Sobre o envelhecimento, a economista afirma que o governo trabalha com projeções equivocadas, baseadas na pesquisa nacional Pnad, do IBGE, que superestima a população de idosos e subestima a de jovens. Em 2015, a superestimação foi de 7,9 milhões de pessoas com mais de 50 anos, reitera Gentil.
A PGNF informou que, do valor total da dívida, R$ 52 bilhões (ou 12%) já estavam em processo de pagamento pelos devedores, tendo sido parcelados ou já contando com garantias para o pagamento. Dos R$ 380,9 bilhões a cobrar, 58% são de baixa ou remota possibilidade de recuperação. Por isso, os procuradores focam seu trabalho sobre os 42%, com alta e média chance de recuperação, totalizando R$ 160 bilhões.

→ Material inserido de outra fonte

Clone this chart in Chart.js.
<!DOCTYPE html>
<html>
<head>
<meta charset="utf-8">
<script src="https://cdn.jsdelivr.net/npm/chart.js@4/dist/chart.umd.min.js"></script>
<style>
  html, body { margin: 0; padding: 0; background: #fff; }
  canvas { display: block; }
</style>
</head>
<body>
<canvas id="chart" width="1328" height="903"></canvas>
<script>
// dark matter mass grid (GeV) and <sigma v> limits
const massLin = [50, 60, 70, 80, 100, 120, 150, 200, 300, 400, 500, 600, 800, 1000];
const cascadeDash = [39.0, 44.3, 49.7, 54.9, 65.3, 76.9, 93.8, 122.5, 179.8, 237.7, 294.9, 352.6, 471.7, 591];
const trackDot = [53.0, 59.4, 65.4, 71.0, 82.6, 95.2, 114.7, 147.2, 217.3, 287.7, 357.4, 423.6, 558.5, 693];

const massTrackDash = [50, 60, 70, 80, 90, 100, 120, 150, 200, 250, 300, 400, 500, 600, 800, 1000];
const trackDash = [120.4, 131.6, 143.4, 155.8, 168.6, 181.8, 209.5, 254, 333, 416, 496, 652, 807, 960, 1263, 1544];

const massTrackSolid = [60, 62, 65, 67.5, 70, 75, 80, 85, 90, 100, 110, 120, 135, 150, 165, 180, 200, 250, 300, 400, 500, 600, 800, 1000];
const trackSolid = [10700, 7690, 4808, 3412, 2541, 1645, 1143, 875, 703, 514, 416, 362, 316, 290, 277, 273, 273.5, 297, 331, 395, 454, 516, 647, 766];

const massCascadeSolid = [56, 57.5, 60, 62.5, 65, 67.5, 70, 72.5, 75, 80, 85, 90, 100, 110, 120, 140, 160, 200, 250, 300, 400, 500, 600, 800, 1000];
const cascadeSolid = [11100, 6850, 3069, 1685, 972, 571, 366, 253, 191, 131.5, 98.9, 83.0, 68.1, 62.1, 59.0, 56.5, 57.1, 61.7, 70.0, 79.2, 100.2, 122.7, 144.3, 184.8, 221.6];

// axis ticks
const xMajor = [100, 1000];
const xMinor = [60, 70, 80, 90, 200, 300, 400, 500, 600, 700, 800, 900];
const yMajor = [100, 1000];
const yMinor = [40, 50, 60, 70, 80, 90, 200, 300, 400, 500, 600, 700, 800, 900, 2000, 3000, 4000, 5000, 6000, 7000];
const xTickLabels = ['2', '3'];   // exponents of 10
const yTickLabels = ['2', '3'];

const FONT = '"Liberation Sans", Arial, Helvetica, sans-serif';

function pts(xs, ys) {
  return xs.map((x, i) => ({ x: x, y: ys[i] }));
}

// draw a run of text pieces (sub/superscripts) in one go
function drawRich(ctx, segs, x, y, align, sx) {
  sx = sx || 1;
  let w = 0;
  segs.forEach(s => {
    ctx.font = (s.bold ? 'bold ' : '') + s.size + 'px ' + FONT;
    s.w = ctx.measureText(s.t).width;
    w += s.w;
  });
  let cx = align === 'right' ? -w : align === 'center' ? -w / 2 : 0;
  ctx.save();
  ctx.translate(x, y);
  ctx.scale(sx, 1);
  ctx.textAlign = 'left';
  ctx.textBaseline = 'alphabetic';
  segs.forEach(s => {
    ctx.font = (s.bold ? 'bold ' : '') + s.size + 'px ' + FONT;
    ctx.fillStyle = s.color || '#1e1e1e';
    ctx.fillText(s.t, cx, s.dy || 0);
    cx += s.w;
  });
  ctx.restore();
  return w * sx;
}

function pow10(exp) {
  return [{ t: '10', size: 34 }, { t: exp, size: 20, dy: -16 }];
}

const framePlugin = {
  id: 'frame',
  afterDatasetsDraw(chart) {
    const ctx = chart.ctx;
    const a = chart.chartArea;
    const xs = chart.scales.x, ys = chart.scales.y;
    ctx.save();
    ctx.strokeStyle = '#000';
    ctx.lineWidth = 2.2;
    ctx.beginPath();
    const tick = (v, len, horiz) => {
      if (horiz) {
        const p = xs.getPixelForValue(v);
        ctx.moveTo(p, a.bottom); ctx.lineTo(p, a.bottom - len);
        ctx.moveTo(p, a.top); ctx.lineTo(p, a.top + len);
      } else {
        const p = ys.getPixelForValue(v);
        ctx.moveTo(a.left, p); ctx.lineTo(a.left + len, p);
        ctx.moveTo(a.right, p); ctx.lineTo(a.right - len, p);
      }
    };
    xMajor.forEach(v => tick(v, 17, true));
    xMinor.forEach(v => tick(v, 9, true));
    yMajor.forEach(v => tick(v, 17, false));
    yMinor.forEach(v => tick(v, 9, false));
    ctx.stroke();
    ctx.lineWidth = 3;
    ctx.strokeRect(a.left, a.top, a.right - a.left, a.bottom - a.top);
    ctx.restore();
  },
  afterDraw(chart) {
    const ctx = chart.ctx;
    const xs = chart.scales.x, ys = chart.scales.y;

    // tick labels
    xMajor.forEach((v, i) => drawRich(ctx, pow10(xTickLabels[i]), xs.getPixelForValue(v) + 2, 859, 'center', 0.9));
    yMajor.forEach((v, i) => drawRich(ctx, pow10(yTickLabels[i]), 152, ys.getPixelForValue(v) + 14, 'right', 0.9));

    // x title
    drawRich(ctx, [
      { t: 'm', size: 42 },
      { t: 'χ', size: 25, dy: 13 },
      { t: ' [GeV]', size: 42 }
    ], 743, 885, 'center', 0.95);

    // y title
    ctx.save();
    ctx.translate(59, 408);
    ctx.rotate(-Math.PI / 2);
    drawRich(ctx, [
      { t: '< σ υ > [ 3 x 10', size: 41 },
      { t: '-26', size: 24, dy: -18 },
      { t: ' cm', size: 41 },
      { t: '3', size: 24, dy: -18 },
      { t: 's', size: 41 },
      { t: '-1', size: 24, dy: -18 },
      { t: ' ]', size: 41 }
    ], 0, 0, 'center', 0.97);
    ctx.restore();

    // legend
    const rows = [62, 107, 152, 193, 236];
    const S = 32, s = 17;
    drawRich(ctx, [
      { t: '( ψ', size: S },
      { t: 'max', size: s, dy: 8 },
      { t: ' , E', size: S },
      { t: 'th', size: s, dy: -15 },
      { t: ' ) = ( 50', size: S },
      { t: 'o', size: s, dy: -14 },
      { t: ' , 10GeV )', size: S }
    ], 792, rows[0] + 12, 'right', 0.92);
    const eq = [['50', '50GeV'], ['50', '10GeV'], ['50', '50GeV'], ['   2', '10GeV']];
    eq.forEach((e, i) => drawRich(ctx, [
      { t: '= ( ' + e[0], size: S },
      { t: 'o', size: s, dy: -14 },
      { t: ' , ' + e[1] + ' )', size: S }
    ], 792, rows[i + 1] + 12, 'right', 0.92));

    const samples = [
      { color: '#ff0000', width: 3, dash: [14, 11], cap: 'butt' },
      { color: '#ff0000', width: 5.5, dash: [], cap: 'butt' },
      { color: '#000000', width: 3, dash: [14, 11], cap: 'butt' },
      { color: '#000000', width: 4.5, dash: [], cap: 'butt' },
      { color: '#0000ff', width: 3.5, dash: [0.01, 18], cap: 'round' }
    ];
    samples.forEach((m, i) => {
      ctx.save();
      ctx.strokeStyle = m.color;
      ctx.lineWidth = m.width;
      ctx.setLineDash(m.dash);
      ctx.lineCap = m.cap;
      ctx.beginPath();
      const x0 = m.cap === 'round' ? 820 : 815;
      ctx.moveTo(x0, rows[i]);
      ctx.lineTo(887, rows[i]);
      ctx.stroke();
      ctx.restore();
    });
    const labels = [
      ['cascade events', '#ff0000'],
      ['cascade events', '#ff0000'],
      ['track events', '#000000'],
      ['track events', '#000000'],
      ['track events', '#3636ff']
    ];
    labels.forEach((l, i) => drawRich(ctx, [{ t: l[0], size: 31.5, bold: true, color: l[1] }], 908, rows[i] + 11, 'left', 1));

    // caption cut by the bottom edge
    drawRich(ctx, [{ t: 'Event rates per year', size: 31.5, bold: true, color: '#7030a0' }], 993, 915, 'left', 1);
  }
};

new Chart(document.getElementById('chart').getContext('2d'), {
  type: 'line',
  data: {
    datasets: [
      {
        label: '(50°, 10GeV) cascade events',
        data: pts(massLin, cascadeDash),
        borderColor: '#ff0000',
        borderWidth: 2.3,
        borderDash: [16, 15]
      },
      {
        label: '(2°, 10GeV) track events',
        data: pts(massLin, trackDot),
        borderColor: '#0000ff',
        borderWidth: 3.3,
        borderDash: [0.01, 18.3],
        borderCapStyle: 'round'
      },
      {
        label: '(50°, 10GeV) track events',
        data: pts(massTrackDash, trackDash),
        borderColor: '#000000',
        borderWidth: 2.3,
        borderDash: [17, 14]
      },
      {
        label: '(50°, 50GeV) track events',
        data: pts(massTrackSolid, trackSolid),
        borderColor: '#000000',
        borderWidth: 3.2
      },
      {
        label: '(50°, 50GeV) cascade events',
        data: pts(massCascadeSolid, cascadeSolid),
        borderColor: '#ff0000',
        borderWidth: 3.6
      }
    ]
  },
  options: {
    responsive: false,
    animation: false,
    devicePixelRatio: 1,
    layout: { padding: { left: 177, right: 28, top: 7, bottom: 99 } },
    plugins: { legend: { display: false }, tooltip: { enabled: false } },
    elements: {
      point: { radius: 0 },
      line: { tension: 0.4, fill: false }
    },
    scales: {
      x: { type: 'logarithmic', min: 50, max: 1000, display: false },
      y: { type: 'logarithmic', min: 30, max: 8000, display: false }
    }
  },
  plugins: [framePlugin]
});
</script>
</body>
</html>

Nesse percurso, são muitos os obstáculos à cobrança: esquemas elaborados de fraudes, evasão de divisas para o exterior, blindagem patrimonial e dissolução de CNPJ são algumas das armadilhas montadas pelos devedores. Mas há também mecanismos legais de questionamento das dívidas na Justiça que são amplamente utilizados por grandes empresas para não desembolsar o que devem.
Somente em 2016, a procuradoria abriu ações para recuperar R$ 7,2 bilhões sonegados, utilizando técnicas mais modernas, em processos diferenciados conforme o perfil do devedor. Os instrumentos de cobrança vão desde a inscrição do devedor no Cadastro Informativo de Créditos não Quitados do Setor Público Federal (CADIN) até os protestos extrajudiciais.

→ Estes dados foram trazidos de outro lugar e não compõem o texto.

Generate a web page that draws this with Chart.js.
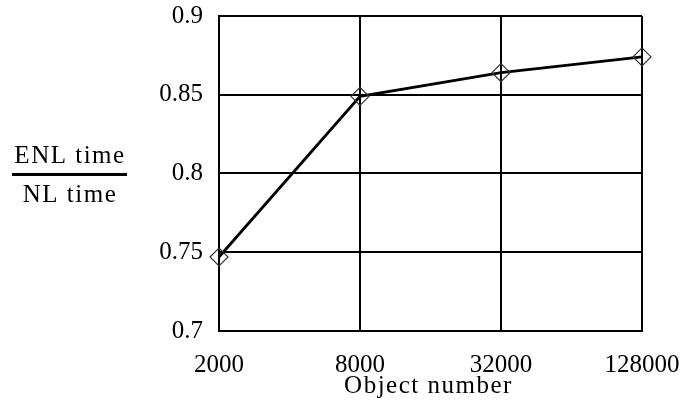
<!DOCTYPE html>
<html>
<head>
<meta charset="utf-8">
<script src="https://cdn.jsdelivr.net/npm/chart.js@4.4.0/dist/chart.umd.min.js"></script>
<style>
  html, body { margin: 0; padding: 0; background: #fff; }
  #wrap { width: 680px; height: 407px; }
</style>
</head>
<body>
<div id="wrap"><canvas id="chart" width="680" height="407"></canvas></div>
<script>
// data
var objectNumbers = ["2000", "8000", "32000", "128000"];
var timeRatio = [0.747, 0.849, 0.864, 0.874];
var yTicks = [0.7, 0.75, 0.8, 0.85, 0.9];

var serif = "'Liberation Serif', 'DejaVu Serif', serif";

// axis titles: the "ENL time / NL time" fraction and "Object number"
var axisTitles = {
    id: "axisTitles",
    afterDraw: function (chart) {
        var ctx = chart.ctx;
        var area = chart.chartArea;
        ctx.save();
        ctx.fillStyle = "#000";
        ctx.font = "25px " + serif;
        ctx.letterSpacing = "1.5px";
        ctx.textAlign = "center";
        ctx.textBaseline = "alphabetic";
        ctx.fillText("ENL time", 70, 163);
        ctx.fillText("NL time", 70, 202);
        ctx.fillRect(12, 173, 115, 3);
        ctx.fillText("Object number", (area.left + area.right) / 2 - 2, 393);
        ctx.restore();
    }
};

new Chart(document.getElementById("chart").getContext("2d"), {
    type: "line",
    data: {
        labels: objectNumbers,
        datasets: [{
            data: timeRatio,
            borderColor: "#000",
            borderWidth: 2.8,
            pointStyle: "rectRot",
            pointRadius: 9,
            pointBorderWidth: 1.2,
            pointBorderColor: "#333",
            pointBackgroundColor: "rgba(0,0,0,0)",
            tension: 0,
            fill: false,
            clip: false
        }]
    },
    options: {
        responsive: false,
        animation: false,
        devicePixelRatio: 1,
        layout: { padding: { top: 16, right: 38, left: 0, bottom: 0 } },
        plugins: { legend: { display: false }, tooltip: { enabled: false } },
        scales: {
            x: {
                type: "category",
                offset: false,
                grid: { color: "#000", lineWidth: 2, drawTicks: false, offset: false },
                border: { color: "#000", width: 2 },
                ticks: { color: "#000", font: { family: serif, size: 25 }, padding: 19, maxRotation: 0, autoSkip: false },
                afterFit: function (scale) {
                    scale.height = 76;
                    scale.paddingLeft = 0;
                    scale.paddingRight = 0;
                }
            },
            y: {
                min: 0.7,
                max: 0.9,
                afterBuildTicks: function (scale) {
                    scale.ticks = yTicks.map(function (v) { return { value: v }; });
                },
                grid: { color: "#000", lineWidth: 2, drawTicks: false },
                border: { color: "#000", width: 2 },
                ticks: {
                    color: "#000",
                    font: { family: serif, size: 25 },
                    padding: 16,
                    callback: function (v) { return String(+Number(v).toFixed(2)); }
                },
                afterFit: function (scale) {
                    scale.width = 219;
                    scale.paddingTop = 0;
                    scale.paddingBottom = 0;
                }
            }
        }
    },
    plugins: [axisTitles]
});
</script>
</body>
</html>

Segundo a PGFN, a novidade no sistema de cobrança é a Portaria MF número 293, de 12 de junho de 2017, que permitirá identificar de forma mais precisa a chance de recuperação de cada débito inscrito como ativo.

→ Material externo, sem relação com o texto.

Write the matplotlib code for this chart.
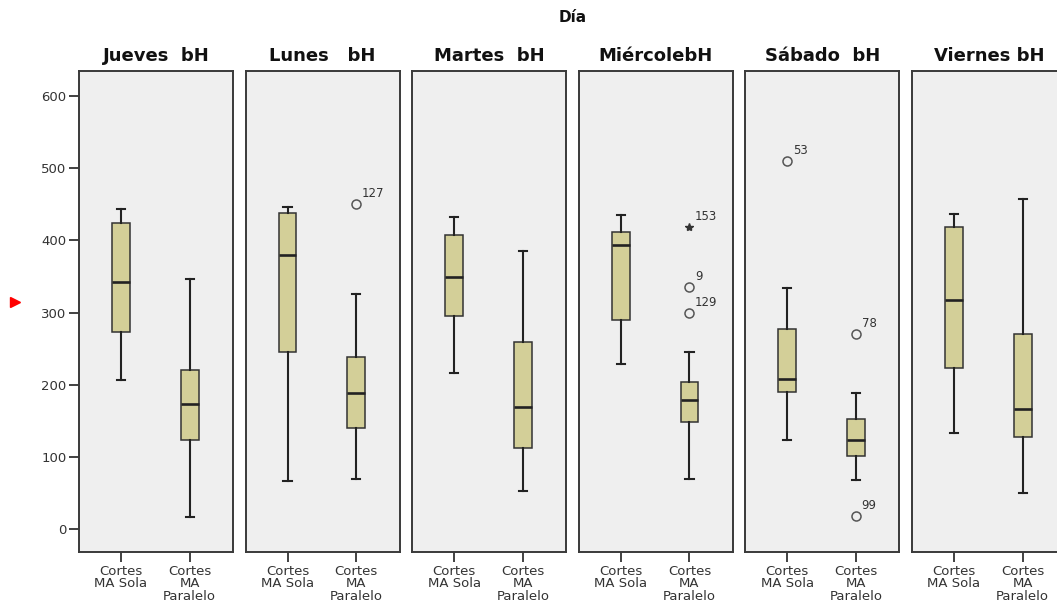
"""SPSS-style clustered boxplots: cortes MA sola vs paralelo, one panel per day."""

import matplotlib

matplotlib.use("Agg")
import matplotlib.pyplot as plt
from matplotlib.lines import Line2D

plt.rcParams.update(
    {
        "font.family": "DejaVu Sans",
        "font.size": 9,
        "axes.edgecolor": "#3a3a3a",
        "axes.linewidth": 1.4,
    }
)

BOX_FACE = "#d3cf98"
PANEL_BG = "#efefef"
INK = "#222222"

DAYS = ["Jueves  bH", "Lunes   bH", "Martes  bH", "MiércolebH", "Sábado  bH", "Viernes bH"]
GROUPS = ["Cortes\nMA Sola", "Cortes\nMA\nParalelo"]
Y_TICKS = [0, 100, 200, 300, 400, 500, 600]

# Cortes MA Sola
SOLA_WHISLO = [207, 67, 217, 229, 124, 134]
SOLA_Q1 = [273, 245, 296, 290, 190, 223]
SOLA_MED = [342, 380, 349, 393, 208, 317]
SOLA_Q3 = [424, 438, 407, 411, 278, 419]
SOLA_WHISHI = [443, 446, 432, 435, 334, 436]

# Cortes MA Paralelo
PAR_WHISLO = [17, 70, 53, 70, 68, 50]
PAR_Q1 = [123, 140, 112, 149, 102, 128]
PAR_MED = [173, 189, 169, 179, 123, 166]
PAR_Q3 = [221, 239, 259, 204, 153, 270]
PAR_WHISHI = [347, 326, 385, 245, 189, 457]

# Outliers: day index, group index (0 sola, 1 paralelo), value, case id, extreme?
OUT_DAY = [1, 3, 3, 3, 4, 4, 4]
OUT_GROUP = [1, 1, 1, 1, 0, 1, 1]
OUT_VALUE = [450, 419, 335, 299, 510, 270, 18]
OUT_ID = ["127", "153", "9", "129", "53", "78", "99"]
OUT_EXTREME = [False, True, False, False, False, False, False]

W, H = 1057, 606
PANEL_LEFT = 79
PANEL_STEP = 166.6
PANEL_W = 154
PANEL_TOP = 70.7
PANEL_BOTTOM = 552.3


def stats(whislo, q1, med, q3, whishi):
    return {"whislo": whislo, "q1": q1, "med": med, "q3": q3, "whishi": whishi, "fliers": []}


fig = plt.figure(figsize=(W / 100, H / 100), dpi=100)
fig.patch.set_facecolor("white")

for i, day in enumerate(DAYS):
    left = (PANEL_LEFT + i * PANEL_STEP) / W
    ax = fig.add_axes(
        [left, 1 - PANEL_BOTTOM / H, PANEL_W / W, (PANEL_BOTTOM - PANEL_TOP) / H]
    )
    ax.set_facecolor(PANEL_BG)
    box_stats = [
        stats(SOLA_WHISLO[i], SOLA_Q1[i], SOLA_MED[i], SOLA_Q3[i], SOLA_WHISHI[i]),
        stats(PAR_WHISLO[i], PAR_Q1[i], PAR_MED[i], PAR_Q3[i], PAR_WHISHI[i]),
    ]
    ax.bxp(
        box_stats,
        positions=[1, 2],
        widths=0.26,
        capwidths=0.12,
        patch_artist=True,
        showfliers=False,
        boxprops={"facecolor": BOX_FACE, "edgecolor": "#333333", "linewidth": 1.1},
        medianprops={"color": INK, "linewidth": 1.9},
        whiskerprops={"color": INK, "linewidth": 1.5},
        capprops={"color": INK, "linewidth": 1.5},
    )

    for d, g, v, cid, ext in zip(OUT_DAY, OUT_GROUP, OUT_VALUE, OUT_ID, OUT_EXTREME):
        if d != i:
            continue
        if ext:
            ax.plot(g + 1, v, marker="*", markersize=6, color="#333333", linestyle="none")
        else:
            ax.plot(
                g + 1, v, marker="o", markersize=6.5, markerfacecolor="none",
                markeredgecolor="#555555", markeredgewidth=1.1, linestyle="none",
            )
        ax.annotate(
            cid, xy=(g + 1, v), xytext=(4, 3), textcoords="offset points",
            ha="left", va="bottom", fontsize=8.5, color="#333333",
        )

    ax.set_xlim(0.39, 2.63)
    ax.set_ylim(-31.8, 635)
    ax.set_xticks([1, 2])
    ax.set_xticklabels(GROUPS, fontsize=9.5, linespacing=0.95, color="#333333")
    ax.tick_params(axis="x", direction="out", length=7, width=1.3, pad=2, color="#333333")
    ax.set_title(day, fontsize=13, fontweight="bold", pad=7, color="#111111")
    if i == 0:
        ax.set_yticks(Y_TICKS)
        ax.tick_params(axis="y", direction="out", length=7, width=1.3, pad=2,
                       labelsize=9.5, labelcolor="#333333", color="#333333")
    else:
        ax.set_yticks([])

fig.text(573 / W, 1 - 18 / H, "Día", ha="center", va="center",
         fontsize=11, fontweight="bold", color="#111111")

# small red pointer marker on the left edge (SPSS viewer artefact)
fig.add_artist(Line2D([15 / W], [1 - 301.5 / H], marker=">", markersize=7,
                      color="#ff0000", linestyle="none", transform=fig.transFigure))

fig.savefig("out.png", dpi=100)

Com esse sistema, até dezembro, quando toda a dívida estará classificada, o governo terá um cenário claro sobre o potencial de resgatar seus créditos. E mesmo que parte da dívida esteja classificada como C ou D (de mais difícil recuperação), não será esquecida: A classificação servirá para definir estratégias específicas de recuperação de cada débito, de acordo com o grau de dificuldade, informa o órgão.